Stories shared with others are usually about past events, things that have already happened. The stories we tell ourselves are about future scenarios - all the various possibilities that can unfold and pan out. Future is inevitable - it will happen...something will happen. We can at times predict what's going to happen and at some other times are completely taken by surprise.

Our mind is capable to building multiple possible outcomes for almost every decision we take. Not only is our mind is capable of thinking of the good (desirable) outcomes, but also our mind is capable of thinking of the bad (undesirable) outcomes.

If it was just this, listing out various possible outcomes (good and bad), things would have been simpler. However, our mind is also inclined to attach itself with some possible outcomes by working out an equation of probability and desirability. For those who are pessimistic, their mind starts telling them a narrative that's more bad than good...and vice-a-versa for those who are optimistic. 

This is where we often fail to see an opportunity to take control of our own thoughts, we simply believe we are who we are - thus an optimist will continue being an optimist, and a pessimist will also continue being a pessimist. The opportunity is to start working with our mind, bringing our thoughts more in our control, and becoming more balanced in our approach towards future.

Fact of the matter is simple, none of us know the future.

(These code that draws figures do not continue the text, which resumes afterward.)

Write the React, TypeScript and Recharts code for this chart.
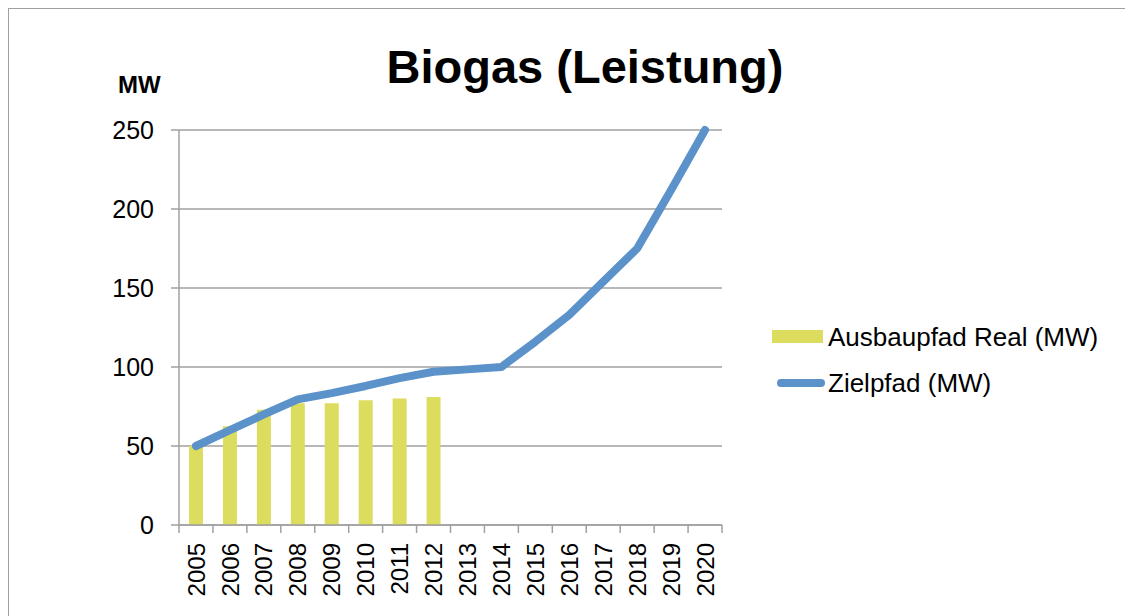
import { ComposedChart, Bar, Line, XAxis, YAxis, CartesianGrid, Legend } from 'recharts';

const years = ['2005', '2006', '2007', '2008', '2009', '2010', '2011', '2012', '2013', '2014', '2015', '2016', '2017', '2018', '2019', '2020'];
const realMW = [50, 62.5, 73, 77, 77, 79, 80, 81, null, null, null, null, null, null, null, null];
const zielMW = [50, 60, 70, 79.5, 83.5, 88, 93, 97, 98.5, 100, 116, 133, 154, 175, 212, 250];
const yTicks = [0, 50, 100, 150, 200, 250];

const data = years.map((year, i) => ({ year, real: realMW[i], ziel: zielMW[i] }));

const FONT = '"Liberation Sans", Arial, sans-serif';
const GRAY = '#a0a0a0';
const YELLOW = '#dcdc5e';
const BLUE = '#5b92c9';
const PLOT_W = 543;
const BAND = PLOT_W / years.length;

function YearTick(props: any) {
  const { x, y, payload, index } = props;
  const left = x - BAND / 2;
  return (
    <g>
      <line x1={left} y1={y} x2={left} y2={y + 8} stroke={GRAY} strokeWidth={1.5} />
      {index === years.length - 1 && (
        <line x1={x + BAND / 2} y1={y} x2={x + BAND / 2} y2={y + 8} stroke={GRAY} strokeWidth={1.5} />
      )}
      <text
        transform={`translate(${x},${y + 18}) rotate(-90)`}
        textAnchor="end"
        dy="0.36em"
        fontSize={24}
        fontFamily={FONT}
        fill="#000"
      >
        {payload.value}
      </text>
    </g>
  );
}

function ChartLegend() {
  const row = { display: 'flex', alignItems: 'center', height: 46 } as const;
  return (
    <div style={{ fontFamily: FONT, fontSize: 26, color: '#000' }}>
      <div style={row}>
        <svg width={59} height={20}>
          <rect x={3} y={3} width={51} height={13} fill={YELLOW} />
        </svg>
        <span>Ausbaupfad Real (MW)</span>
      </div>
      <div style={row}>
        <svg width={59} height={20}>
          <line x1={12} y1={10} x2={52} y2={10} stroke={BLUE} strokeWidth={8} strokeLinecap="round" />
        </svg>
        <span>Zielpfad (MW)</span>
      </div>
    </div>
  );
}

export default function App() {
  return (
    <div
      style={{
        position: 'relative',
        width: 1124,
        height: 607,
        borderTop: `1px solid ${GRAY}`,
        borderLeft: `1px solid ${GRAY}`,
        background: '#fff',
        fontFamily: FONT,
      }}
    >
      <div
        style={{
          position: 'absolute',
          left: 326,
          width: 500,
          top: 34,
          textAlign: 'center',
          fontSize: 47,
          lineHeight: '48px',
          fontWeight: 'bold',
        }}
      >
        Biogas (Leistung)
      </div>
      <div style={{ position: 'absolute', left: 109, top: 64, fontSize: 24, lineHeight: '24px', fontWeight: 'bold' }}>
        MW
      </div>
      <ComposedChart width={1124} height={607} data={data} margin={{ top: 121, right: 411, bottom: 6, left: 90 }}>
        <CartesianGrid vertical={false} stroke={GRAY} strokeWidth={1.5} />
        <XAxis
          dataKey="year"
          interval={0}
          height={85}
          tick={<YearTick />}
          tickLine={false}
          tickSize={0}
          tickMargin={0}
          axisLine={{ stroke: GRAY, strokeWidth: 1.5 }}
        />
        <YAxis
          width={80}
          domain={[0, 250]}
          ticks={yTicks}
          interval={0}
          tickSize={8}
          tickMargin={17}
          axisLine={{ stroke: GRAY, strokeWidth: 1.5 }}
          tickLine={{ stroke: GRAY, strokeWidth: 1.5 }}
          tick={{ fill: '#000', fontSize: 25, fontFamily: FONT }}
        />
        <Bar dataKey="real" name="Ausbaupfad Real (MW)" fill={YELLOW} barSize={14} isAnimationActive={false} />
        <Line
          dataKey="ziel"
          name="Zielpfad (MW)"
          type="linear"
          stroke={BLUE}
          strokeWidth={8}
          strokeLinecap="round"
          strokeLinejoin="round"
          dot={false}
          activeDot={false}
          isAnimationActive={false}
        />
        <Legend
          layout="vertical"
          align="center"
          verticalAlign="middle"
          content={<ChartLegend />}
          wrapperStyle={{ position: 'absolute', left: 760, top: 305, width: 360, bottom: 'auto', right: 'auto' }}
        />
      </ComposedChart>
    </div>
  );
}
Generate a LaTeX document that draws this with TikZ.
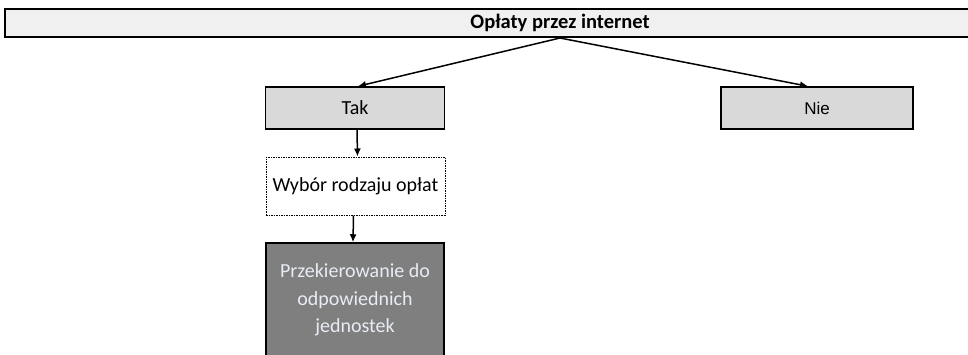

We can never be sure of how exactly future events will unfold, how exactly will results of our decisions of today pan out tomorrow, and how exactly will we feel about the outcome at that moment. But what we can definitely do today is to find a balanced view of our future - highly positive outlook could lead to feeling of failure if the positives don't come our way...and a highly negative outlook could make our present miserable even before the future events have a chance to do the same.

Just as we are convinced telling stories to others helps make our case, or helps others accept a reality better - we need to learn to believe in the power of narrative we tell ourselves. The more balanced we can get in the narrative, the more centred we will become. The more centred we become, the more capable will we be in accepting whatever future brings for us.

It is acceptable that this line of thought is seemingly for pessimists, so that they can find it in them to feel better about their future and in the process not make their present miserable. However, the idea presented here is two-fold: a) take control of the narrative we tell ourselves, which brings our thoughts under our control, and b) to use this control to build a balanced view of the future.

It is not that difficult to train, and control, our own mind. If we can, at times, convince others to see a scenario as we want them to - we sure can learn to convince ourselves!